>> START RECORD SET

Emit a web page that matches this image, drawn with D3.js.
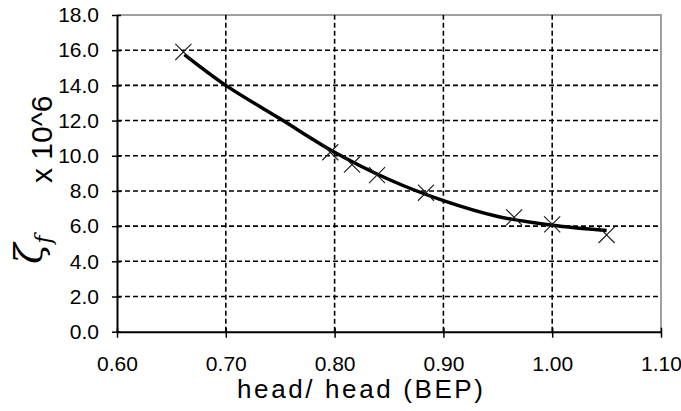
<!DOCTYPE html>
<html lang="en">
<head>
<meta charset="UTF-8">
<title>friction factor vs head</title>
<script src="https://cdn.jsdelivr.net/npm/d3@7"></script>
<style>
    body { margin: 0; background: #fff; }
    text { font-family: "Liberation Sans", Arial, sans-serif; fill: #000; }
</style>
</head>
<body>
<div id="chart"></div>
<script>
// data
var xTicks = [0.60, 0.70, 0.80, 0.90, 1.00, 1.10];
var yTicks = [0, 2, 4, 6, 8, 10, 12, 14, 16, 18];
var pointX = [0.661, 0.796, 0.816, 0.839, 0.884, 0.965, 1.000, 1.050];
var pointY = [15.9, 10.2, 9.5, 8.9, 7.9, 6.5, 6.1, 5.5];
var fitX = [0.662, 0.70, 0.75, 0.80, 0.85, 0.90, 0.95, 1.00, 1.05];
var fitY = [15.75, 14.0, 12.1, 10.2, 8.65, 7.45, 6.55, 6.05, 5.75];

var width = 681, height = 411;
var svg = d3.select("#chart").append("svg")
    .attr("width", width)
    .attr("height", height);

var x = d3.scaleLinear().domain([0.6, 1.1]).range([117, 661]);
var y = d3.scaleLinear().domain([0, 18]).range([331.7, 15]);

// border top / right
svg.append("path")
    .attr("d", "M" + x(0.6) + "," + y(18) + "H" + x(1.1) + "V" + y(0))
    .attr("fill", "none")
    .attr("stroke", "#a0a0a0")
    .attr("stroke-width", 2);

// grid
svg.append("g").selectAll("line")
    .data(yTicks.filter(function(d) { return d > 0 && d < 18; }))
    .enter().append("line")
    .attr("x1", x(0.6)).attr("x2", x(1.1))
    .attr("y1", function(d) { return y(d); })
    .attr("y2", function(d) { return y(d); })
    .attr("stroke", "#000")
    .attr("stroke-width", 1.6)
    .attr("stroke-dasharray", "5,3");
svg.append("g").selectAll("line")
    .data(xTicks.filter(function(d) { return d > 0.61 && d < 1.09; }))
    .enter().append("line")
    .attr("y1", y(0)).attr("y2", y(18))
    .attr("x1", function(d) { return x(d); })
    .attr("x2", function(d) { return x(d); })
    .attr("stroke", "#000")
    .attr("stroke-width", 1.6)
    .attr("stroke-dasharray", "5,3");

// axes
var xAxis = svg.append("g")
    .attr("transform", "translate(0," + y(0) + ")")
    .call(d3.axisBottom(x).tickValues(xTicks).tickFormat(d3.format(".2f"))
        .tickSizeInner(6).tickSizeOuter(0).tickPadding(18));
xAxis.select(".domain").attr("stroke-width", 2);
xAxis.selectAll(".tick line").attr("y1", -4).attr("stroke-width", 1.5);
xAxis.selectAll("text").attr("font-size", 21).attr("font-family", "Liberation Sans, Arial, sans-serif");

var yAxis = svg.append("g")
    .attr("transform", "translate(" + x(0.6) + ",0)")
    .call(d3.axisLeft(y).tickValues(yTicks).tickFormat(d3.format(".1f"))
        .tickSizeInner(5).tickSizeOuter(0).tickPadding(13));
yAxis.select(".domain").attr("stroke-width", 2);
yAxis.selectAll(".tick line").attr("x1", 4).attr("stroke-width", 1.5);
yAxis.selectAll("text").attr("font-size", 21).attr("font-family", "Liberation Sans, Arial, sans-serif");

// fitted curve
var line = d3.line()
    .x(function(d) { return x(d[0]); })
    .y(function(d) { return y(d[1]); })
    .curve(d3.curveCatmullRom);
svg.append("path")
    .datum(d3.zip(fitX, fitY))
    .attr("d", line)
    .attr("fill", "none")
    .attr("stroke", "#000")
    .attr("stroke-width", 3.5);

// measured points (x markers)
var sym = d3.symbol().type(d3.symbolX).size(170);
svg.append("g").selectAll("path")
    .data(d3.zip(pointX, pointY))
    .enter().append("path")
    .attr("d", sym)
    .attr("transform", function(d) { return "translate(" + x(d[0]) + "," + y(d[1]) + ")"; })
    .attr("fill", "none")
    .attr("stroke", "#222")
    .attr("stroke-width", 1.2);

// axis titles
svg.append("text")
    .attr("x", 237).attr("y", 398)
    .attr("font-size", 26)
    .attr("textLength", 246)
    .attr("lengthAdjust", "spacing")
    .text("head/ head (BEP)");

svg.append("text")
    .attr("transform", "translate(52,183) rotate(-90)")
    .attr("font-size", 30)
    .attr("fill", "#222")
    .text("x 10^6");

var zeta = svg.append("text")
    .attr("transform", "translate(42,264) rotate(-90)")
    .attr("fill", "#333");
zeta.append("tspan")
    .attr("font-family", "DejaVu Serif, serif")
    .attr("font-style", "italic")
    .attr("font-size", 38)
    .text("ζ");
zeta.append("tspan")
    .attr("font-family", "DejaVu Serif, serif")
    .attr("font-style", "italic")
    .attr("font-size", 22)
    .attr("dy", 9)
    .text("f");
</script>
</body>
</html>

>> END RECORD SET
>> START RECORD SET

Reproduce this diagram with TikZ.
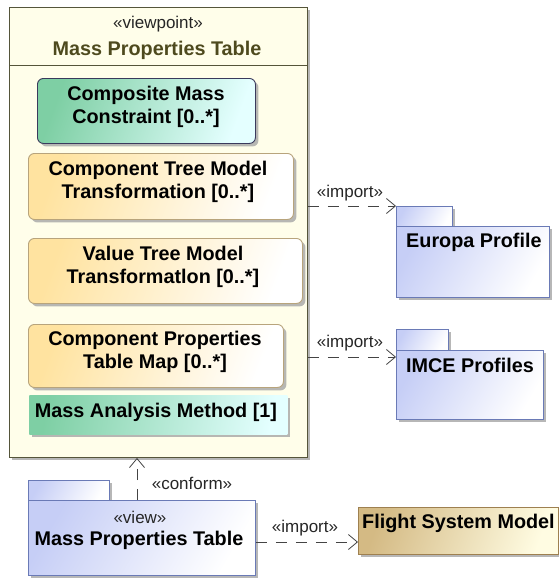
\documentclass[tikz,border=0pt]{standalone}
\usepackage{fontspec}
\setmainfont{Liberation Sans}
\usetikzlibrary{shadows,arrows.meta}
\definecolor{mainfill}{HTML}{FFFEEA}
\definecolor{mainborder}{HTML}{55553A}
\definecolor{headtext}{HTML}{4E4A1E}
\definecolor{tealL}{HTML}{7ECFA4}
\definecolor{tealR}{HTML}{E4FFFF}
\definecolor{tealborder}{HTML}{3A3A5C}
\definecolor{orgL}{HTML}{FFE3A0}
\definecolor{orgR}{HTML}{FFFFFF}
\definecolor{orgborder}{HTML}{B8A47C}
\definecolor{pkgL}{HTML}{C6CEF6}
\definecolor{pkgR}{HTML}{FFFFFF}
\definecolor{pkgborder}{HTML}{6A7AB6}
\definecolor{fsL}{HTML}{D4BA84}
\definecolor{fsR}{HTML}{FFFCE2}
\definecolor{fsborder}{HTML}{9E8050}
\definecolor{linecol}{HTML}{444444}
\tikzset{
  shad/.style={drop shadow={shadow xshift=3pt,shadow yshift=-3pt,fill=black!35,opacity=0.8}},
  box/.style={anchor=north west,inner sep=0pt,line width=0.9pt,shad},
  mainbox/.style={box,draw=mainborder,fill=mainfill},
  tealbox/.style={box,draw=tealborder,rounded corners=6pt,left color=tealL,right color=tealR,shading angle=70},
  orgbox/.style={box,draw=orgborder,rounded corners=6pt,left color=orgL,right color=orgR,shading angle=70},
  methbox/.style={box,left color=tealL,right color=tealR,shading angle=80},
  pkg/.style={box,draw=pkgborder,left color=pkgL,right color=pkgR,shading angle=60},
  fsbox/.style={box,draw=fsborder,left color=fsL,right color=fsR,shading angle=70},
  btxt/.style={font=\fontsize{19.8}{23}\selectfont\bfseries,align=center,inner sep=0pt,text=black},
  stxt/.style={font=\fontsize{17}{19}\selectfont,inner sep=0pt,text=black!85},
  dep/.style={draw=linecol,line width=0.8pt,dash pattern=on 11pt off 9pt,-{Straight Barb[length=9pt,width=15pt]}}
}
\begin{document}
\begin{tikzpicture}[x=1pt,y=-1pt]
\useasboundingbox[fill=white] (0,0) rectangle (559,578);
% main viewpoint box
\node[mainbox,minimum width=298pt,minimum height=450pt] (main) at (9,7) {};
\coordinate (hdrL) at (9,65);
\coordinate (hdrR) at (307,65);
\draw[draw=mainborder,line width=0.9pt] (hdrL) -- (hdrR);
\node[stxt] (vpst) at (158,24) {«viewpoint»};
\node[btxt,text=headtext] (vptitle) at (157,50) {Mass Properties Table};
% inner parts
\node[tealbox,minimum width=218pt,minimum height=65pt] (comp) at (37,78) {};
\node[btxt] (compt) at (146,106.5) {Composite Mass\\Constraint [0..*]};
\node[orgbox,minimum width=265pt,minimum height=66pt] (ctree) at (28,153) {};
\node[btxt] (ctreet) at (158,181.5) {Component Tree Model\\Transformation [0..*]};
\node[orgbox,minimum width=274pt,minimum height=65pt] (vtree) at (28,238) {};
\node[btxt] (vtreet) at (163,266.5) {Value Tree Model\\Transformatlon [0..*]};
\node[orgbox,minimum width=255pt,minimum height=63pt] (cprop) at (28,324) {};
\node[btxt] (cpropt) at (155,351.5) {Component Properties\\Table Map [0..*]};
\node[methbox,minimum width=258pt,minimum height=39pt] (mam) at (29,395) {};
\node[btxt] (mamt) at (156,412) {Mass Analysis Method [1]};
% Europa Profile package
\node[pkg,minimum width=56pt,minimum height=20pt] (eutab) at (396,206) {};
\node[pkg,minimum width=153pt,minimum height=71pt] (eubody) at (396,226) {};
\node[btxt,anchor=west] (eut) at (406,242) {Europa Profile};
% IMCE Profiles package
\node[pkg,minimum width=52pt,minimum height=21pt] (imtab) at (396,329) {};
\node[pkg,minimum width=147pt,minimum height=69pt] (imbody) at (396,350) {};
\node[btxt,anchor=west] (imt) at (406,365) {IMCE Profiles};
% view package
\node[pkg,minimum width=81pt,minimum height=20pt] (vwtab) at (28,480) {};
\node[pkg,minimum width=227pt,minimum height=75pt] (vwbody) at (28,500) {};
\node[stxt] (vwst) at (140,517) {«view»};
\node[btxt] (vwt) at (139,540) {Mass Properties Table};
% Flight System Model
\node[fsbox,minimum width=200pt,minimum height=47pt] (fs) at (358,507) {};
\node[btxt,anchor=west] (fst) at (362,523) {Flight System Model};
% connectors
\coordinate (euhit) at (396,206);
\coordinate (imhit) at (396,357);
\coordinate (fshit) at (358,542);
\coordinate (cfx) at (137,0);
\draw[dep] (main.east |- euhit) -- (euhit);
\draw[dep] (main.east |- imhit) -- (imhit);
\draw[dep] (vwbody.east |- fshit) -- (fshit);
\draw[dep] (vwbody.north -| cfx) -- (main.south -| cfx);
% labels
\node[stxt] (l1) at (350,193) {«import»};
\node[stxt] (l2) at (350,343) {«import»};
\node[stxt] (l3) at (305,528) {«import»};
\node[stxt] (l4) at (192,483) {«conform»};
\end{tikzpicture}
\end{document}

>> END RECORD SET

EXERCISE
Identify each line in the records above containing the word "with"; copy those lines.

REPLY TO THE EXERCISE
Emit a web page that matches this image, drawn with D3.js.
Reproduce this diagram with TikZ.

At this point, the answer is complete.